For as long as I have known Tracy, she has been threatening to play me a cassette of her singing. She's a lovely girl from "back East" - smiley, pretty, an extremely talented masseuse and hell-bent on becoming a pop star.

But at what point does one stop making soothing noises of encouragement and start to be a real friend? When the cats put their paws in their ears seemed an appropriate time to me. But it didn't go down too well and now I have to pay for my massages.

The point is that Americans are very optimistic people. And there is no finer testament to that than the city of LA itself, made up almost entirely of transplants from every state in the USA who have come here to find fame and fortune. As the old Burt Bacharach song goes: "Every waitress wants to be a star". And it's true - in LA they really do.

But it's not just waitresses. Ever since Quentin Tarantino found fame as a director and let slip that he once worked in a video shop, anyone who has ever rented a movie now appears to feel qualified to write a movie script. I mean, what are you supposed to say when out of sheer loyalty, you decide to forego a night at the movies, to stay in to read the most pretentious piece of flannel since the LA Times?

Going on past mistakes, it seems you're meant to say how much you enjoyed it. It only takes a few trips to the movies here, to know that there is a market for pretentious flannel anyway. But sometimes it's hard biting your tongue. Last week I found myself saying to my friend Jim "No, I'm not going to start calling you `Potentate'. Do you really think changing your name is going to help you become the next Prince?"
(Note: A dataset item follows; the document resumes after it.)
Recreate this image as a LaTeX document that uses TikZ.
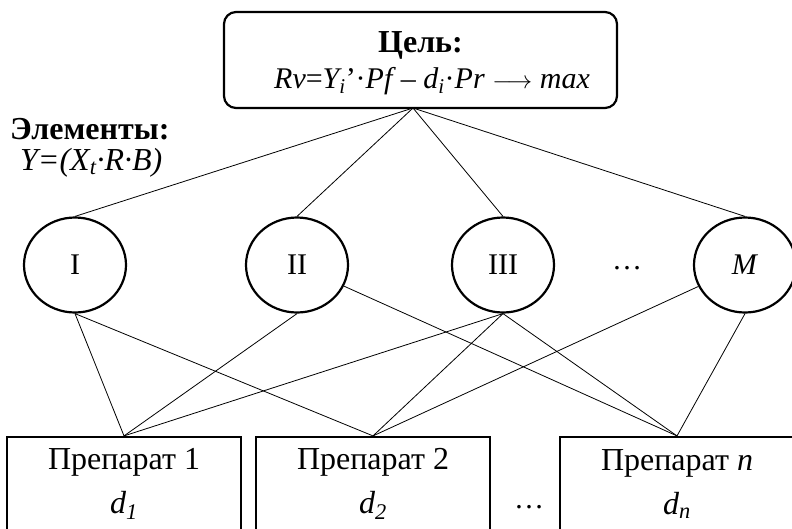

And what of Sean, who is thinking of giving up his well-paid job as computer technician, all because he thinks he's got his first big break - playing a singing hot-dog in a TV commercial.

And shouldn't someone tell Belinda, who insists on performing at the free-for-all stand-up comedy theatre each week, that when the hecklers get the only laughs in the room, it doesn't mean she's a success? Someone should tell them. But I fear it's not going to be me.